Seorang Ahli Ibadah yang Ridha dengan Ujian Allah

Ibnu Abid Dunya dalam Kitab Ridha dan Ibnul Jauzi dalam Shifatush Shafwah menyebutkan bahwa Abul Ghaits, Uqbah bin Sulaiman berkata, “Pada suatu ketika saya melakukan shalat Jum’at, setelah itu saya mendatangi majlis Yunus bin Ubaid hingga datang waktu Ashar dan kami melakukan shalat Ashar. Kemudian Yunus berkata, “Apakah kalian mau menshalati jenazah Fulan?”
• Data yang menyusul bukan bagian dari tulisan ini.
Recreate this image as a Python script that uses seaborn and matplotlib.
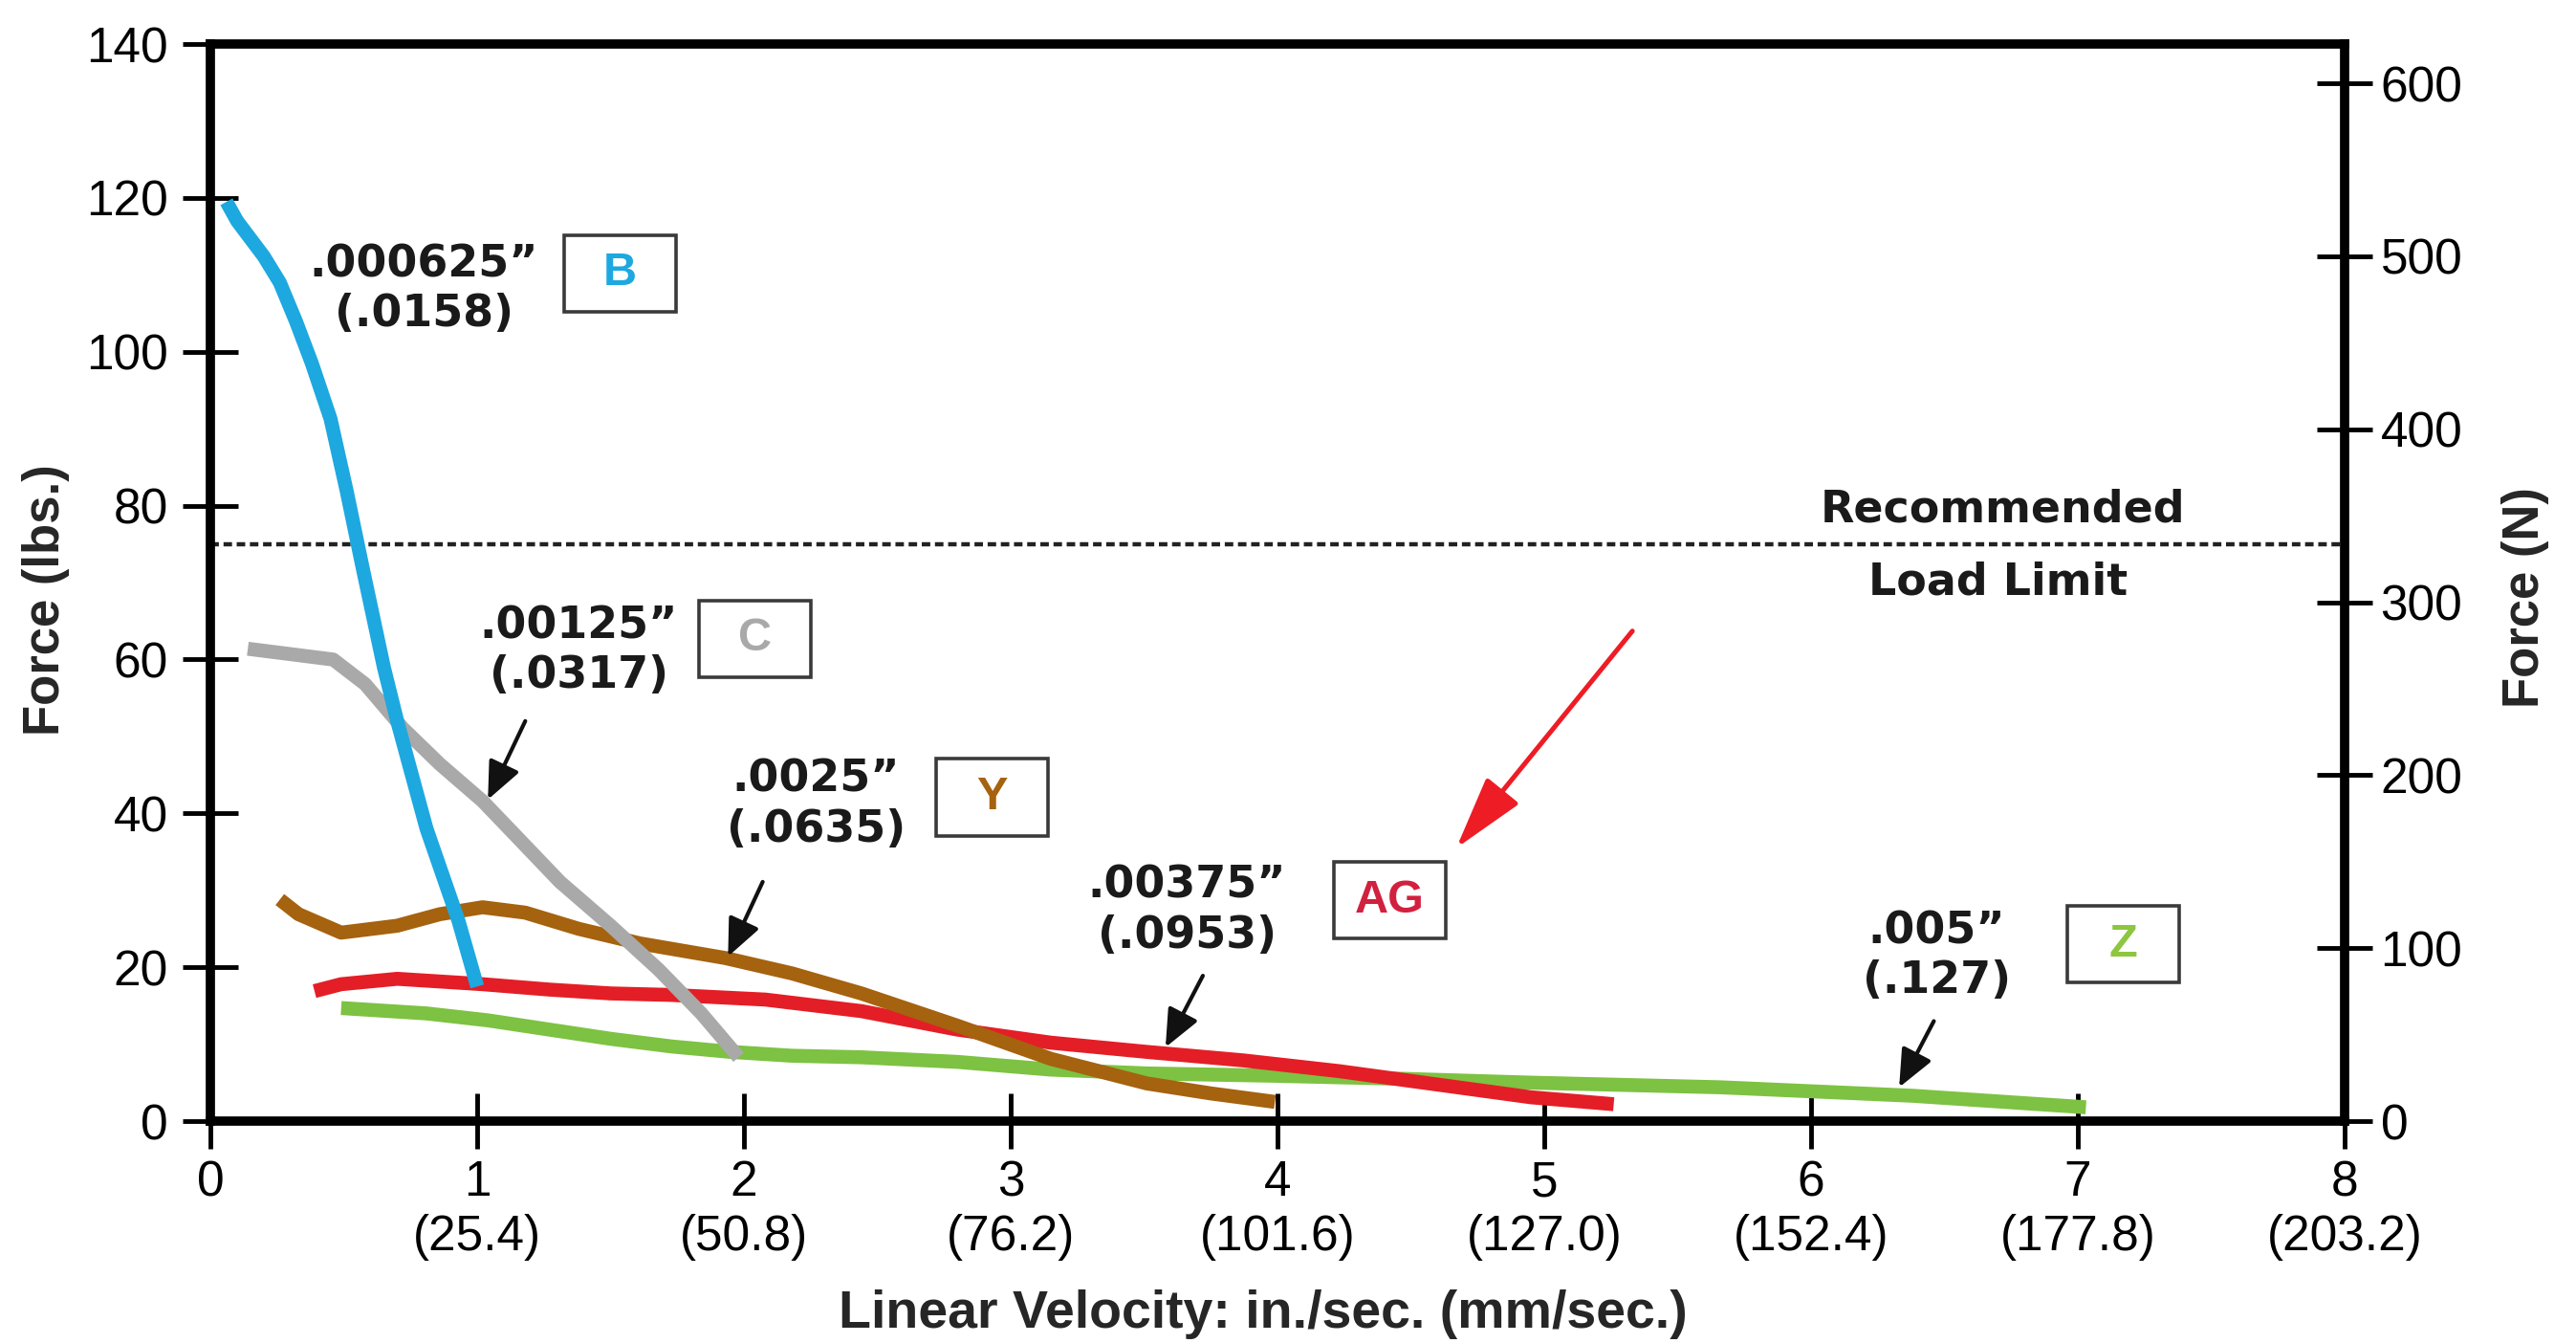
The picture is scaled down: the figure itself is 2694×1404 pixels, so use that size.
import numpy as np
import pandas as pd
import matplotlib
matplotlib.use("Agg")
import matplotlib.pyplot as plt
from matplotlib.patches import Rectangle
import seaborn as sns

LBF_TO_N = 4.448
LOAD_LIMIT = 75

# curves (velocity in in./sec., force in lbs.)
B_VELOCITY = [0.06, 0.10, 0.20, 0.26, 0.32, 0.38, 0.45, 0.51, 0.57, 0.65, 0.70, 0.81, 0.93, 1.00]
B_FORCE = [119.5, 117.0, 112.4, 109.0, 104.0, 98.5, 91.3, 82.0, 72.0, 59.0, 52.0, 38.0, 26.0, 17.5]

C_VELOCITY = [0.14, 0.46, 0.58, 0.72, 0.86, 1.02, 1.15, 1.31, 1.50, 1.68, 1.84, 1.98]
C_FORCE = [61.4, 60.0, 56.8, 51.1, 46.4, 41.6, 36.9, 31.1, 25.4, 19.7, 14.0, 8.3]

Y_VELOCITY = [0.26, 0.33, 0.49, 0.70, 0.86, 1.02, 1.18, 1.38, 1.61, 1.93, 2.18, 2.44,
              2.80, 3.15, 3.51, 3.75, 3.99]
Y_FORCE = [28.8, 26.9, 24.5, 25.4, 26.9, 27.8, 27.1, 25.0, 23.1, 21.2, 19.2, 16.6,
           12.4, 8.1, 4.9, 3.6, 2.5]

AG_VELOCITY = [0.39, 0.49, 0.70, 1.02, 1.27, 1.50, 1.73, 2.08, 2.44, 2.80, 3.15, 3.51,
               3.87, 4.23, 4.59, 4.95, 5.26]
AG_FORCE = [16.9, 17.8, 18.5, 17.8, 17.1, 16.6, 16.4, 15.8, 14.3, 11.9, 10.2, 9.0,
            7.9, 6.5, 4.8, 3.1, 2.2]

Z_VELOCITY = [0.49, 0.81, 1.04, 1.27, 1.50, 1.73, 1.95, 2.18, 2.44, 2.80, 3.15, 3.51,
              3.99, 4.47, 4.95, 5.66, 6.38, 7.03]
Z_FORCE = [14.7, 14.0, 13.1, 11.9, 10.7, 9.7, 9.0, 8.5, 8.3, 7.7, 6.7, 6.2,
           5.9, 5.5, 5.0, 4.4, 3.3, 1.8]

SERIES = ["Z", "AG", "Y", "C", "B"]  # bottom to top
COLORS = {"B": "#1DA8E0", "C": "#A9A9A9", "Y": "#A5620F", "AG": "#E41E26", "Z": "#7DC242"}
BOX_TEXT_COLORS = {"B": "#1DA8E0", "C": "#A9A9A9", "Y": "#A5620F", "AG": "#D2203F", "Z": "#8DC63F"}

X_TICKS = [0, 1, 2, 3, 4, 5, 6, 7, 8]
X_TICK_LABELS = ["0", "1\n(25.4)", "2\n(50.8)", "3\n(76.2)", "4\n(101.6)",
                 "5\n(127.0)", "6\n(152.4)", "7\n(177.8)", "8\n(203.2)"]
LBS_TICKS = [0, 20, 40, 60, 80, 100, 120, 140]
N_TICKS = [0, 100, 200, 300, 400, 500, 600]

# gap labels: (text, text centre, arrow tail, arrow tip)
GAP_LABELS = {
    "B": (".000625\u201d\n(.0158)", (0.80, 108.1), None, None),
    "C": (".00125\u201d\n(.0317)", (1.38, 61.1), (1.18, 52.0), (1.04, 41.8)),
    "Y": (".0025\u201d\n(.0635)", (2.27, 41.1), (2.07, 31.1), (1.94, 21.4)),
    "AG": (".00375\u201d\n(.0953)", (3.66, 27.3), (3.72, 18.9), (3.58, 9.6)),
    "Z": (".005\u201d\n(.127)", (6.47, 21.4), (6.46, 13.0), (6.33, 4.4)),
}
BOX_CENTERS = {"B": (1.536, 110.2), "C": (2.04, 62.7), "Y": (2.93, 42.1),
               "AG": (4.42, 28.7), "Z": (7.17, 23.0)}
BOX_W, BOX_H = 0.42, 10.0

frames = []
for name, xs, ys in [("B", B_VELOCITY, B_FORCE), ("C", C_VELOCITY, C_FORCE),
                     ("Y", Y_VELOCITY, Y_FORCE), ("AG", AG_VELOCITY, AG_FORCE),
                     ("Z", Z_VELOCITY, Z_FORCE)]:
    frames.append(pd.DataFrame({"velocity": xs, "force": ys, "series": name}))
df = pd.concat(frames, ignore_index=True)

sns.set_theme(style="white")
plt.rcParams["font.family"] = ["Liberation Sans", "DejaVu Sans"]

fig = plt.figure(figsize=(26.94, 14.04), dpi=100)
ax = fig.add_axes([0.0817, 0.1652, 0.8285, 0.802])

sns.lineplot(data=df, x="velocity", y="force", hue="series", hue_order=SERIES,
             palette=COLORS, sort=False, estimator=None, linewidth=10.5,
             legend=False, ax=ax)
for line in ax.lines:
    line.set_solid_capstyle("butt")
    line.set_solid_joinstyle("round")

ax.axhline(LOAD_LIMIT, color="#222222", linewidth=3.2, dashes=(2.0, 1.1), zorder=1)

ax.set_xlim(0, 8)
ax.set_ylim(0, 140)
ax.set_xticks(X_TICKS)
ax.set_xticklabels(X_TICK_LABELS)
ax.set_yticks(LBS_TICKS)
for s in ax.spines.values():
    s.set_visible(True)
    s.set_color("black")
    s.set_linewidth(7)
ax.tick_params(axis="x", bottom=True, direction="inout", length=42, width=3.5,
               colors="black", labelsize=37, pad=8)
ax.tick_params(axis="y", left=True, direction="inout", length=42, width=3.5,
               colors="black", labelsize=37, pad=11)
ax.set_xlabel("Linear Velocity: in./sec. (mm/sec.)", fontsize=40, fontweight="bold")
ax.xaxis.set_label_coords(0.493, -0.156)
ax.set_ylabel("Force (lbs.)", fontsize=38, fontweight="bold",
              family=["Liberation Sans Narrow", "Liberation Sans"])
ax.yaxis.set_label_coords(-0.066, 0.484)

ax2 = ax.twinx()
ax2.set_ylim(0, 140 * LBF_TO_N)
ax2.set_yticks(N_TICKS)
for s in ax2.spines.values():
    s.set_visible(False)
ax2.tick_params(axis="y", right=True, direction="inout", length=42, width=3.5,
                colors="black", labelsize=37, pad=6)
ax2.set_ylabel("Force (N)", fontsize=38, fontweight="bold")
ax2.yaxis.set_label_coords(1.0735, 0.486)

# gap annotations
for key, (txt, (tx, ty), tail, tip) in GAP_LABELS.items():
    ax.text(tx, ty, txt, ha="center", va="center", fontsize=33, fontweight="bold",
            family="DejaVu Sans", color="#1a1a1a", zorder=5)
    if tail is not None:
        ax.annotate("", xy=tip, xytext=tail,
                    arrowprops=dict(arrowstyle="-|>,head_length=0.8,head_width=0.35",
                                    mutation_scale=30, lw=3, color="#111111",
                                    shrinkA=0, shrinkB=0), zorder=6)
    cx, cy = BOX_CENTERS[key]
    ax.add_patch(Rectangle((cx - BOX_W / 2, cy - BOX_H / 2), BOX_W, BOX_H,
                           facecolor="white", edgecolor="#3a3a3a", linewidth=2.6,
                           zorder=5))
    ax.text(cx, cy, key, ha="center", va="center", fontsize=35, fontweight="bold",
            color=BOX_TEXT_COLORS[key], zorder=6)

ax.annotate("", xy=(4.67, 35.5), xytext=(5.33, 63.7),
            arrowprops=dict(arrowstyle="-|>,head_length=0.95,head_width=0.27",
                            mutation_scale=50, lw=3.6, color="#EE1C25",
                            shrinkA=0, shrinkB=0), zorder=6)

ax.text(6.72, 79.5, "Recommended", ha="center", va="center", fontsize=33,
        fontweight="bold", family="DejaVu Sans", color="#1a1a1a")
ax.text(6.70, 70.0, "Load Limit", ha="center", va="center", fontsize=33,
        fontweight="bold", family="DejaVu Sans", color="#1a1a1a")

fig.savefig("out.png", dpi=100, facecolor="white")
Lalu kami bersama-sama pergi menuju tempat Bani Sa’d. Lalu kami melakukan shalat jenazah di sana. Kemudian Yunus berkata, “Apakah kalian mau menjenguk si Fulan, seorang ahli ibadah?”
Lalu kami mendatangi seorang lelaki yang sedang sakit, hingga nampak gigi-gigi gerahamnya. Jika dia ingin berbicara, terlebih dahulu diambilkan kapas dan gelas yang berisi air, lalu bibirnya diolesi dengannya hingga basah. Kemudian dia pun berbicara dengan kata-kata yang bisa diucapkannya. Kemudian dia menghadap kiblat dan berkata, “Segala puji bagi Allah yang telah memberi kita nikmat muda dan kesehatan. Dia telah memberi kedua nikmat itu kepada saya, hingga ketika hari-hariku berakhir dan ajalku tiba, Dia akan mengambil keduanya dariku dan menggantikannya dengan yang lebih baik”. Dan ketika itu, dia juga telah kehilangan penglihatannya.
Lalu Yunus berkata kepadanya, “Awalnya kami bersiap-siap untuk berbela sungkawa kepadamu. Akan tetapi sekarang kami datang untuk mengucapkan selamat kepadamu”.
Dia menjawab, “Baguslah”.
Lalu dia berdoa untuk mereka, kemudian mereka pun pergi”.